LANSING — An administrative court that hears appeals about taxes in Michigan has eliminated a backlog of 40,000 cases and launched efforts to make the system more user-friendly, officials said.
The Michigan Tax Tribunal said its enhanced Web site now has electronic filing and case management systems, as well as an enhanced docket search. The technology upgrades are broader part of an effort to improve the tax assessment dispute process.
A business process review and other work allowed the Michigan Tax Tribunal to eliminate the backlog, officials said.
Before 2011, the state said the tax appeals process took 20 to 24 months. Now, officials said the process takes an average of 7 to 10 months.
“These improved systems move the tribunal to a more paperless environment and save staff and the public valuable time and resources,” said Mike Zimmer, executive director of the Michigan Administrative Hearing System.
“We look forward to continuing to improve our efficiency and further reduce the length of the appeals process.”

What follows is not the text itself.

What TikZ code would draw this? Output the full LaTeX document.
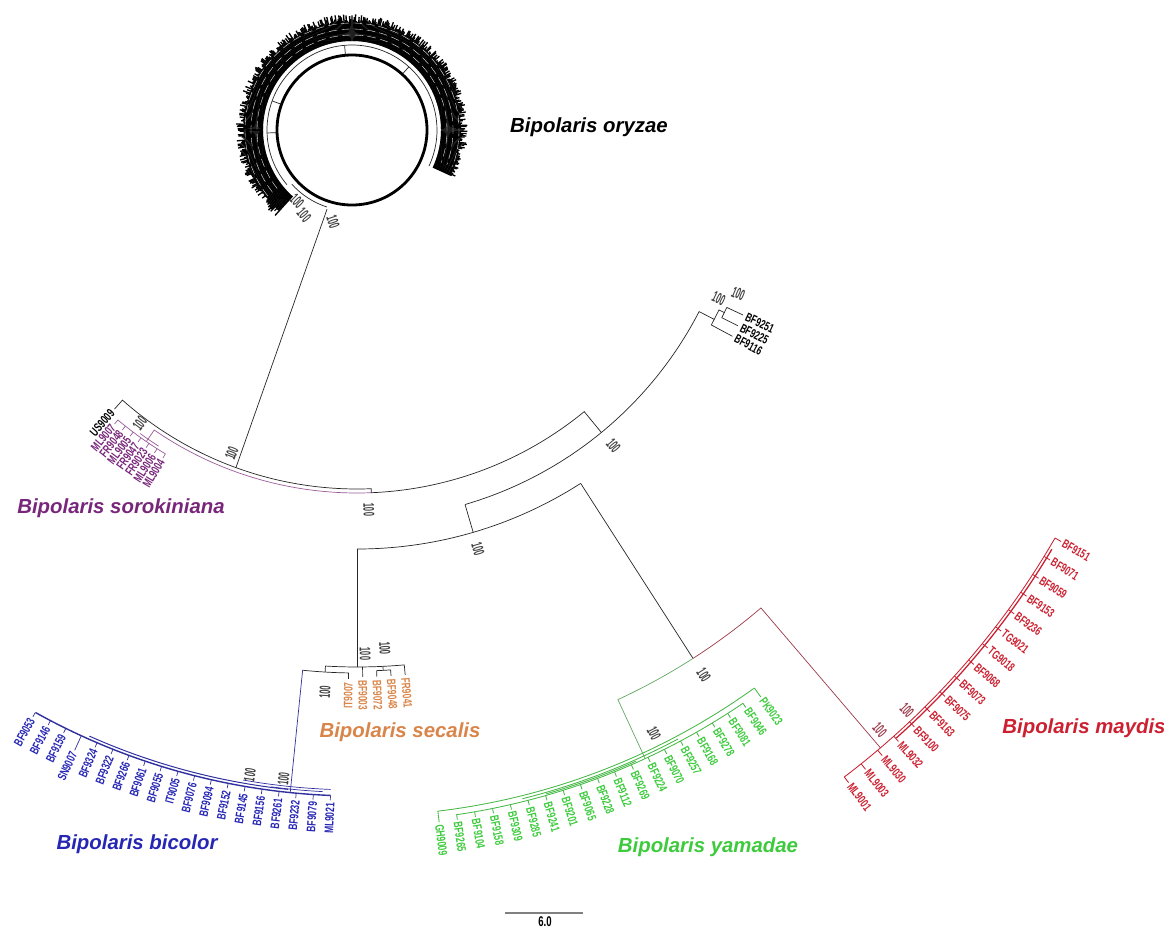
\documentclass[tikz,border=0pt]{standalone}
\usepackage{fontspec}
\setmainfont{Liberation Sans}
\newfontfamily\strainfont[FakeStretch=0.68]{Liberation Sans}
\newfontfamily\bootfont[FakeStretch=0.48]{Liberation Sans}
\definecolor{soro}{HTML}{78267A}
\definecolor{sorol}{HTML}{9A5A9A}
\definecolor{seca}{HTML}{D9854A}
\definecolor{bico}{HTML}{2626B4}
\definecolor{bicol}{HTML}{30309E}
\definecolor{yama}{HTML}{3DCB3D}
\definecolor{yamal}{HTML}{62A862}
\definecolor{yamab}{HTML}{45B845}
\definecolor{mayd}{HTML}{CC2030}
\definecolor{maydl}{HTML}{9C3A4A}

\begin{document}
\begin{tikzpicture}[x=0.025cm,y=-0.025cm,
  ast/.style={line width=0.5pt,draw=black!85},
  soroast/.style={line width=0.5pt,draw=sorol},
  bicoast/.style={line width=0.5pt,draw=bicol},
  yamaast/.style={line width=0.5pt,draw=yamal},
  yamatip/.style={line width=0.6pt,draw=yamab},
  maydast/.style={line width=0.5pt,draw=maydl},
  maydtip/.style={line width=0.6pt,draw=mayd},
  orytip/.style={line width=0.95pt,draw=black},
  art/.style={font=\bfseries\itshape\fontsize{14.5}{16}\selectfont,inner sep=0pt},
  strain/.style={font=\strainfont\bfseries\fontsize{8.8}{9}\selectfont,inner sep=1.5pt},
  tipR/.style={strain,anchor=west,rotate=#1},
  tipL/.style={strain,anchor=east,rotate=#1},
  boot/.style={font=\bootfont\bfseries\fontsize{11}{11}\selectfont,inner sep=0pt,text=black!75}]
	\useasboundingbox (0,0) rectangle (1164,928);
	\coordinate (C) at (357,135);
	\coordinate (O) at (352,130);

	% oryzae Ring
	\begin{scope}[shift={(O)}]
	\draw[line width=2pt] (0,0) circle[radius=75];
	\draw[ast] (140:85) arc[start angle=140, end angle=385, radius=85];
	\draw[ast] (108:81) arc[start angle=108, end angle=138, radius=81];
	\foreach \a in {178,200,265,312}
		\draw[ast] (\a:76) -- (\a:85);
	\pgfmathsetseed{7}
	\foreach \a in {132,132.6,...,385}{
		\pgfmathsetmacro\rr{108+8*rnd}
		\draw[orytip] (\a:89) -- (\a:\rr);
	}
	\foreach \rr in {95,101,107}
		\draw[white,line width=0.25pt,dash pattern=on 6pt off 3pt] (142:\rr) arc[start angle=142, end angle=380, radius=\rr];
	\end{scope}
	\node[boot,rotate=-45] (b16) at (297,201) {100};
	\node[boot,rotate=-50] (b17) at (304,215) {100};
	\node[boot,rotate=-72] (b18) at (333,222) {100};

	\begin{scope}[shift={(C)}]
	% Hauptaeste
	\draw[ast] (110:354) -- (112:80);
	\draw[ast] (131.5:366) -- (131.5:354) arc[start angle=131.5, end angle=87.7, radius=354] -- (87.7:358)
		arc[start angle=87.7, end angle=50.6, radius=358] -- (50.6:385);
	\draw[ast] (73.7:385) arc[start angle=73.7, end angle=27.3, radius=385] -- (27.3:402);
	\draw[ast] (73.7:385) -- (73.7:414);
	\draw[ast] (90:414) arc[start angle=90, end angle=57.3, radius=414];
	\draw[ast] (90:414) -- (90:532);
	\draw[ast] (57.3:414) -- (57.3:622);
	% BF9251 Gruppe
	\draw[ast] (25.8:408) -- (25.8:402) arc[start angle=25.8, end angle=28.2, radius=402] -- (28.2:426);
	\draw[ast] (25:408) arc[start angle=25, end angle=26.6, radius=408];
	\draw[ast] (25:408) -- (25:426);
	\draw[ast] (26.6:408) -- (26.6:426);
	\foreach \nm [count=\i from 0] in {BF9251,BF9225,BF9116}{
		\pgfmathsetmacro\ang{25+1.6*\i}
		\pgfmathsetmacro\rot{-\ang}
		\node[tipR=\rot] (blk\i) at (\ang:427) {\nm};
	}
	% sorokiniana
	\draw[soroast] (87.7:358) arc[start angle=87.7, end angle=124.5, radius=358] -- (124.5:372);
	\draw[soroast] (121:372) arc[start angle=121, end angle=130, radius=372];
	\draw[soroast] (122.5:369) arc[start angle=122.5, end angle=126, radius=369];
	\node[tipL=48.5] (us9009) at (131.5:367) {US9009};
	\foreach \nm [count=\i from 0] in {ML9004,ML9006,FR9023,FR9047,ML9005,FR9048,ML9007}{
		\pgfmathsetmacro\ang{121+1.5*\i}
		\pgfmathsetmacro\rot{180-\ang}
		\draw[soroast] (\ang:372) -- (\ang:377) node[tipL=\rot,text=soro] (sor\i) {\nm};
	}
	% secalis
	\draw[ast] (93.4:532) arc[start angle=93.4, end angle=84.9, radius=532] -- (84.9:542);
	\draw[ast] (93.4:532) -- (93.4:538);
	\draw[ast] (95.8:538) arc[start angle=95.8, end angle=90.9, radius=538] -- (90.9:544);
	\draw[ast] (89.4:532) -- (89.4:542);
	\draw[ast] (87.2:532) -- (87.2:536);
	\draw[ast] (87.9:542) -- (87.9:536) arc[start angle=87.9, end angle=86.4, radius=536] -- (86.4:542);
	\foreach \nm [count=\i from 0] in {FR9041,BF9048,BF9072,BF9003}{
		\pgfmathsetmacro\ang{84.9+1.5*\i}
		\pgfmathsetmacro\rot{-\ang}
		\node[tipR=\rot,text=seca] (sec\i) at (\ang:543) {\nm};
	}
	\node[tipL=89.1,text=seca] (sec4) at (90.9:545) {IT9007};
	% bicolor
	\draw[bicoast] (95.8:538) -- (95.8:661);
	\draw[bicoast,line width=1pt] (119.1:661) arc[start angle=119.1, end angle=92.3, radius=661];
	\draw[bicoast,line width=0.7pt] (114:658) arc[start angle=114, end angle=96, radius=658];
	\draw[bicoast] (100:655) arc[start angle=100, end angle=92.3, radius=655];
	\draw[bicoast] (97.5:657.5) arc[start angle=97.5, end angle=93, radius=657.5];
	\foreach \nm [count=\i from 0] in {ML9021,BF9079,BF9232,BF9261,BF9156,BF9145,BF9152,BF9094,BF9076,IT9005,BF9055,BF9061,BF9266,BF9322,BF9324,SN9007,BF9159,BF9146,BF9053}{
		\pgfmathsetmacro\ang{92.3+1.49*\i}
		\pgfmathsetmacro\rot{180-\ang}
		\pgfmathsetmacro\rt{\i==15 ? 677 : 666}
		\draw[bicoast] (\ang:661) -- (\ang:\rt) node[tipL=\rot,text=bico] (bic\i) {\nm};
	}
	% yamadae
	\draw[yamaast] (57.3:622) arc[start angle=57.3, end angle=65.2, radius=622] -- (65.2:687);
	\draw[yamatip] (54.3:681) arc[start angle=54.3, end angle=83.2, radius=681];
	\draw[yamatip] (55.8:687) arc[start angle=55.8, end angle=81.7, radius=687];
	\draw[yamatip] (62:684) arc[start angle=62, end angle=76, radius=684];
	\draw[yamatip] (66:685.5) arc[start angle=66, end angle=74, radius=685.5];
	\foreach \nm [count=\i from 0] in {PK9023,BF9046,BF9081,BF9278,BF9168,BF9257,BF9070,BF9224,BF9269,BF9112,BF9228,BF9065,BF9201,BF9241,BF9285,BF9309,BF9158,BF9104,BF9265,GH9009}{
		\pgfmathsetmacro\ang{54.3+1.52*\i}
		\pgfmathsetmacro\rot{-\ang}
		\pgfmathsetmacro\rs{(\i==0 || \i==19) ? 681 : 687}
		\draw[yamatip] (\ang:\rs) -- (\ang:692) node[tipR=\rot,text=yama] (yam\i) {\nm};
	}
	% maydis
	\draw[maydast] (57.3:622) arc[start angle=57.3, end angle=49.5, radius=622] -- (49.5:806);
	\draw[maydtip] (52.8:806) arc[start angle=52.8, end angle=30, radius=806];
	\draw[maydtip,line width=0.9pt] (48.2:809) arc[start angle=48.2, end angle=30.8, radius=809];
	\foreach \nm [count=\i from 0] in {BF9151,BF9071,BF9059,BF9153,BF9236,TG9021,TG9018,BF9068,BF9073,BF9075,BF9163,BF9100,ML9032,ML9030,ML9003,ML9001}{
		\pgfmathsetmacro\ang{30+1.52*\i}
		\pgfmathsetmacro\rot{-\ang}
		\draw[maydtip] (\ang:806) -- (\ang:813) node[tipR=\rot,text=mayd] (may\i) {\nm};
	}
	% Bootstrap
	\node[boot,rotate=68.5] (b1) at (111.5:342) {100};
	\node[boot,rotate=-88.2] (b2) at (88.2:375) {100};
	\node[boot,rotate=-50.5] (b3) at (50.5:403) {100};
	\node[boot,rotate=-73.7] (b4) at (73.7:431) {100};
	\node[boot,rotate=-57.3] (b5) at (57.3:642) {100};
	\node[boot,rotate=-63.6] (b6) at (63.6:668) {100};
	\node[boot,rotate=-48.7,text=maydl] (b7) at (48.7:792) {100};
	\node[boot,rotate=-46.3,text=maydl] (b8) at (46.3:796) {100};
	\node[boot,rotate=-89.1] (b9) at (89.1:519) {100};
	\node[boot,rotate=-86.9] (b10) at (86.9:514) {100};
	\node[boot,rotate=86.7] (b11) at (93.3:558) {100};
	\node[boot,rotate=80.5] (b12) at (99.5:649) {100};
	\node[boot,rotate=83.5] (b13) at (96.5:648) {100};
	\node[boot,rotate=-25] (b14) at (24.3:397) {100};
	\node[boot,rotate=-23] (b15) at (22.6:413) {100};
	\node[boot,rotate=53.5] (b19) at (127:361) {100};
	\end{scope}

	% Artnamen
	\node[art] (oryT) at (589,127) {Bipolaris oryzae};
	\node[art,text=soro] (soroT) at (121,508) {Bipolaris sorokiniana};
	\node[art,text=seca] (secaT) at (400,732) {Bipolaris secalis};
	\node[art,text=bico] (bicoT) at (137,844) {Bipolaris bicolor};
	\node[art,text=yama] (yamaT) at (708,847) {Bipolaris yamadae};
	\node[art,text=mayd] (maydT) at (1084,728) {Bipolaris maydis};
	% Massstab
	\draw[gray,line width=1pt] (505,913) -- (583,913);
	\node[strain,font=\strainfont\bfseries\fontsize{10}{10}\selectfont] (skala) at (545,922) {6.0};
\end{tikzpicture}
\end{document}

Earlier this year, an idea was raised to replace the tribunal with a Michigan Tax Court whose judges and magistrates would have more experience and higher pay. The proposal came after complaints that the current process was too complicated and had inconsistent results.
Most appeals before the Michigan Tax Tribunal involve property taxes, but the court also hears other state tax issues.
One criticism of the tribunal was its use of paper copies of small claims appeals, making it difficult for property owners to research cases.